Kereta berkecepatan tinggi dari Shanghai ke Xi’an meluncur dari Stasiun Hongqiao dengan desiran angin. Dalam hitungan menit, cakrawala modern ibu kota keuangan Tiongkok berganti menjadi delta Sungai Yangtze yang hijau dan subur.
Saya terduduk di kursi kelas dua, dengan ruang kaki dan stopkontak, saat kereta melaju hingga 300 km/jam.
Dulu, perjalanan dari Shanghai ke Xi'an memerlukan waktu 16 jam dalam semalam, kini hanya butuh waktu 6 jam berkat jaringan kereta api berkecepatan tinggi.
Setelah naik Shinkansen Jepang, saya langsung merasakan perbedaannya. Sistem kereta di Jepang sangat presisi, gerbongnya bersih, dan penumpangnya senyap seperti di perpustakaan.
Versi Tiongkoknya sama mengesankannya secara teknologi, tetapi di dalam kereta, orang-orang Tiongkok mengobrol dengan keras, berbagi camilan, dan menonton video di ponsel mereka tanpa headphone. Rasanya kurang seperti perpustakaan, melainkan lebih seperti ruang tamu bersama yang melaju cepat menembus pedesaan dengan kecepatan pesawat.

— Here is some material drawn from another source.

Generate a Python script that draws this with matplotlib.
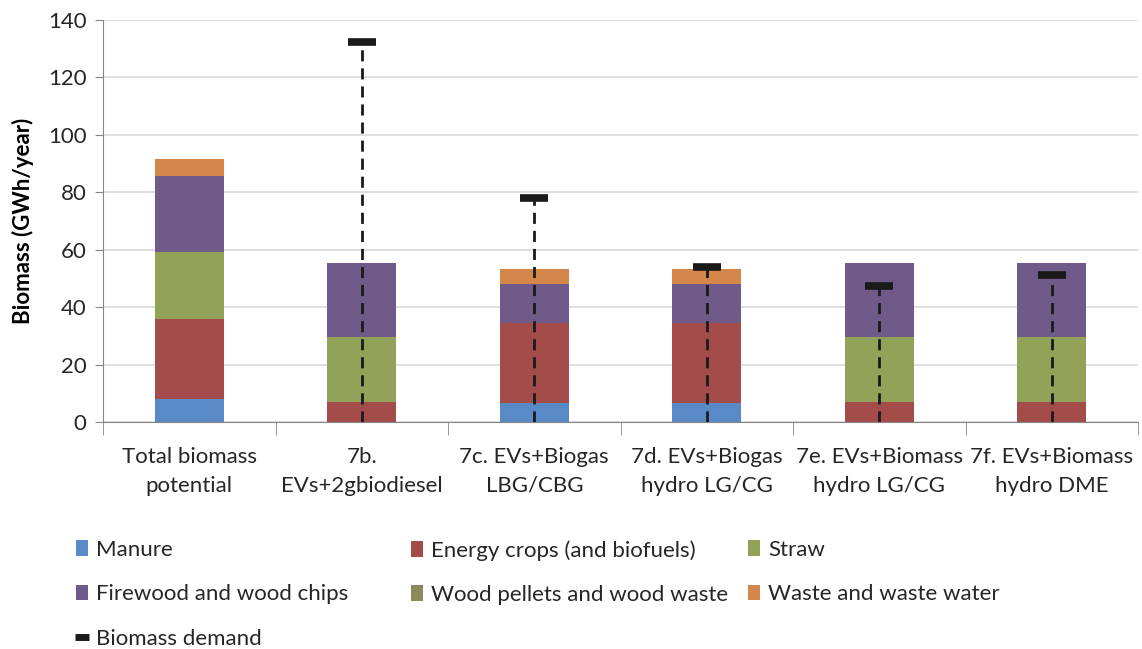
import numpy as np
import matplotlib.pyplot as plt
from matplotlib.patches import Patch
from matplotlib.lines import Line2D

plt.rcParams['font.family'] = ['Lato', 'DejaVu Sans']

categories = ["Total biomass\npotential", "7b.\nEVs+2gbiodiesel", "7c. EVs+Biogas\nLBG/CBG",
              "7d. EVs+Biogas\nhydro LG/CG", "7e. EVs+Biomass\nhydro LG/CG", "7f. EVs+Biomass\nhydro DME"]
manure = [7.9, 0, 6.7, 6.7, 0, 0]
energy = [28.1, 7.1, 27.8, 27.8, 7.1, 7.1]
straw = [23.2, 22.6, 0, 0, 22.6, 22.6]
firewood = [26.5, 25.8, 13.6, 13.6, 25.8, 25.8]
pellets = [0, 0, 0, 0, 0, 0]
waste = [5.8, 0, 5.2, 5.2, 0, 0]
demand = [np.nan, 132.4, 78.0, 54.0, 47.5, 51.2]

series = [("Manure", manure, "#5a89c7"),
          ("Energy crops (and biofuels)", energy, "#a44c4a"),
          ("Straw", straw, "#92a259"),
          ("Firewood and wood chips", firewood, "#705a8a"),
          ("Wood pellets and wood waste", pellets, "#8c8a5b"),
          ("Waste and waste water", waste, "#d5864a")]

fig = plt.figure(figsize=(11.42, 6.49), dpi=100)
ax = fig.add_axes([103/1142, 1 - 422/649, (1138 - 103)/1142, (422 - 20)/649])

x = np.arange(len(categories))
bottom = np.zeros(len(categories))
handles = {}
for name, vals, col in series:
    vals = np.array(vals, dtype=float)
    ax.bar(x, vals, 0.4, bottom=bottom, color=col, zorder=2)
    bottom += vals
    handles[name] = Patch(facecolor=col)

dem = np.array(demand)
ax.vlines(x, 0, dem, colors="#1a1a1a", linestyles=(0, (4, 2.5)), linewidth=2, zorder=3)
ax.plot(x, dem, linestyle="none", marker="_", markersize=20, mew=5.5, color="#1a1a1a", zorder=4)
handles["Biomass demand"] = Line2D([], [], linestyle="none", marker="_", markersize=10, mew=5, color="#1a1a1a")

ax.set_xlim(-0.5, len(categories) - 0.5)
ax.set_ylim(0, 140)
ax.set_yticks(range(0, 141, 20))
ax.grid(axis="y", color="#d9d9d9", linewidth=1.2, zorder=0)
ax.set_axisbelow(True)
for s in ["top", "right"]:
    ax.spines[s].set_visible(False)
ax.spines["left"].set_color("#868686")
ax.spines["bottom"].set_color("#868686")

ax.set_xticks(x)
ax.set_xticklabels(categories, fontsize=16, color="#262626", linespacing=1.55)
ax.tick_params(axis="x", length=0, pad=18)
ax.set_xticks(np.arange(-0.5, len(categories), 1), minor=True)
ax.tick_params(axis="x", which="minor", length=9, color="#868686")
ax.tick_params(axis="y", length=6, color="#868686", labelsize=16, labelcolor="#262626", pad=6)
ax.set_ylabel("Biomass (GWh/year)", fontsize=16, fontweight="bold", labelpad=10)

cols = [["Manure", "Firewood and wood chips", "Biomass demand"],
        ["Energy crops (and biofuels)", "Wood pellets and wood waste"],
        ["Straw", "Waste and waste water"]]
xs = [76, 411, 748]
for names, xp in zip(cols, xs):
    fig.legend([handles[n] for n in names], names, loc="upper left",
               bbox_to_anchor=(xp/1142, 1 - 540/649), frameon=False, fontsize=16,
               borderpad=0, borderaxespad=0, handlelength=0.55, handleheight=0.7,
               handletextpad=0.35, labelspacing=1.1, labelcolor="#262626")

fig.savefig("out.png", dpi=100)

Layanan kereta api juga mencerminkan perbedaan budaya. Kotak makan siang ekiben yang terkenal di Jepang adalah karya seni kuliner , disajikan dengan indah tetapi dimaksudkan untuk dinikmati dingin. Kotak makan siang ini adalah kotak bento khusus yang dijual di stasiun, atau bahkan di kereta api di Jepang.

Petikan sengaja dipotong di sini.